How much rent can I charge?

What you can charge (the contract rent) is based on two factors:

  • The reasonable rent for your unit; and
  • The family's income.

The gross rent for your unit (i.e., the sum of your contract rent and the utility allowance that HACA credits to the family) has to be reasonable--that is, no more than the gross rent for comparable unassisted units in the area of the unit proposed to be assisted.  In addition, if the unit is in a multi-unit building, you can charge no more for it than what you charge for comparable unassisted units in the building.  HACA determines rent reasonableness by inspecting your unit and, then, comparing its rent to that of, at least, two comparable unassisted units in your unit's area.

In addition to being reasonable, the gross rent for your unit has to be affordable by the tenant.  For an initial contract (that is, HACA's first Section 8 HCVP contract with you on behalf of this family in this unit), the total of the tenant's portion (that is, the monthly rent payed directly to you by the tenant) and the utility allowance can be no more than 40%of the family's income.  The 40% requirement does not apply if the tenant already in the unit is a current participant in the Section 8 HCVP.

How much of the rent do I get from HACA?  How much from the tenant?

To determine HACA's payment to you, HACA:

  1. Calculates the gross rent (i.e., the sum of your contract rent and the utility allowance that HACA credits to the family).
  2. Calculates 30% of the family's income.1
  3. Subtracts 30% of the family's income from the lesser of the payment standard or the gross rent.2

The difference between 30% of the family's income and the lesser of the payment standard or the gross rent is HACA's monthly payment to you.  The family pays you the remainder.  (The family is also responsible for the full security deposit.  HACA does not pay any portion of it.)

 

Example

HACA's payment standard for a 2-BR unit in Hayward is $1,377.  Assume that your unit is vacant, and that you're asking $1,400 for it.   To not make the example more complex, also assume that your contract rent of $1,400 includes all essential utilities.  That is, the family is not, separately, responsible for the cost of any essential utilities.  Consequently, there is no separate utility allowance.  In this example, since the contract rent includes all essential utilities, the contract rent and the gross rent are the same, i.e., $1,400.

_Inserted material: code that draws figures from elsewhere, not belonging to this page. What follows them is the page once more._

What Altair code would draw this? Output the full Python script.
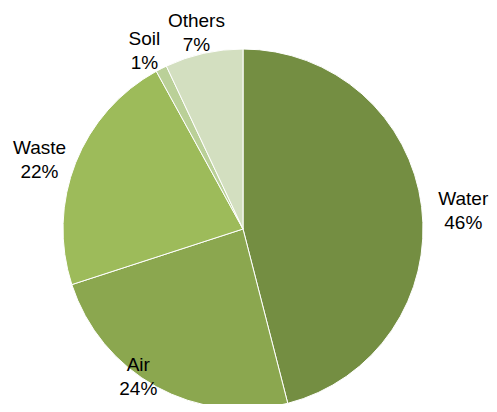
import altair as alt
import pandas as pd

categories = ["Water", "Air", "Waste", "Soil", "Others"]
shares = [46, 24, 22, 1, 7]
order = [0, 1, 2, 3, 4]
colors = ["#748e42", "#8ba74f", "#9dbb5a", "#bad098", "#d3dfc0"]

df = pd.DataFrame({"cat": categories, "share": shares, "idx": order})

base = alt.Chart(df)

pie = base.mark_arc(radius=180, stroke="white", strokeWidth=1, x=235, y=221).encode(
    theta=alt.Theta("share:Q", stack=True),
    order=alt.Order("idx:Q"),
    color=alt.Color("cat:N", scale=alt.Scale(domain=categories, range=colors), legend=None),
)

labels = base.transform_window(
    cum="sum(share)", sort=[alt.SortField("idx")], frame=[None, 0]
).transform_joinaggregate(
    total="sum(share)"
).transform_calculate(
    ang="(datum.cum - datum.share / 2) / datum.total * 2 * PI",
    sx="sin(datum.ang)",
    cy="cos(datum.ang)",
    lbl="datum.cat + '\\n' + datum.share + '%'",
).mark_text(
    font="Liberation Sans", fontSize=19, lineBreak="\n", lineHeight=24, dy=-12,
    align="center", baseline="middle", color="#000000",
).encode(
    x=alt.X("sx:Q", scale=alt.Scale(domain=[-1, 1], range=[16, 457]), axis=None),
    y=alt.Y("cy:Q", scale=alt.Scale(domain=[-1, 0, 1], range=[389, 229, 20]), axis=None),
    text="lbl:N",
)

chart = alt.layer(pie, labels).properties(
    width=481, height=396, padding=0, autosize=alt.AutoSizeParams(type="none")
).configure_view(stroke=None)

chart.save("out.html", embed_options={"renderer": "svg", "actions": False})
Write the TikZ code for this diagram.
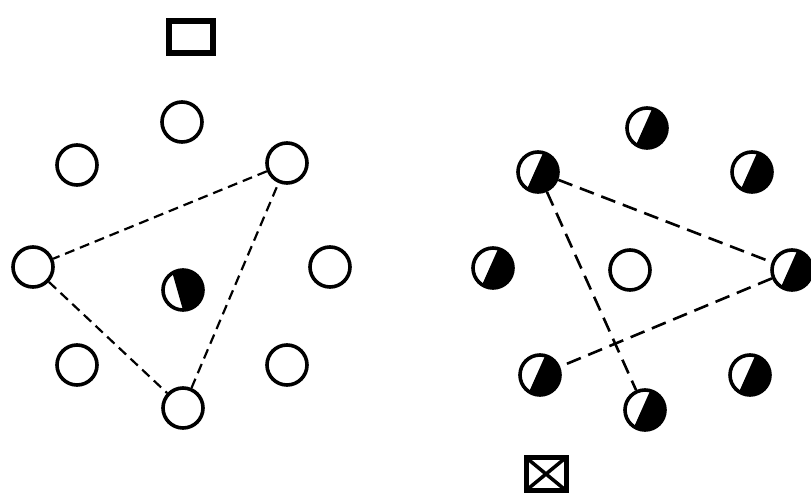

  1. After inspecting your unit and comparing its gross rent to that of, at least, two comparable unassisted units in your unit's area, HACA has determined that $1,400 is a reasonable rent.
  2. HACA has calculated 30% of the family's income to be $412.  As a result, HACA's monthly payment to you is $965.  (Since the $1,377 payment standard is less than the $1,400 gross rent for your unit, HACA subtracted $412 from $1,377 ($1,377 - $412 = $965).  In this example, on the first of each month, HACA's payment to you would be $965.
  3. The tenant's portion would be $435, the difference between your $1,400 contract rent and HACA's payment to you of $965 ($1,400 - $965 = $435).
  4. Since your unit is vacant, this would be the initial contract on it for the family.   Consequently, HACA has to determine whether the family's tenant's portion exceeds 40% of its income.  In this example, HACA has determined that the tenant's portion of $435 does not exceed 40% of the family's income.
Based on items 1 through 4 above, your rent of $1,400 is both reasonable and  affordable to the family.  HACA can enter into a Section 8 HCVP contract with you for this unit on behalf of the family.  HACA's monthly payment to you on behalf of this family would be $965.


1 In limited circumstances, alternate formulas may apply.

2 As required by HUD regulations, HACA subtracts 30% of the family's income from the lesser of the payment standard or the gross rent regardless of whether this is an initial contract and the family is willing and allowed by regulations to have a total tenant's portion (that is, the tenant's rent payment directly to you) and the utility allowance up to 40% of the family's income.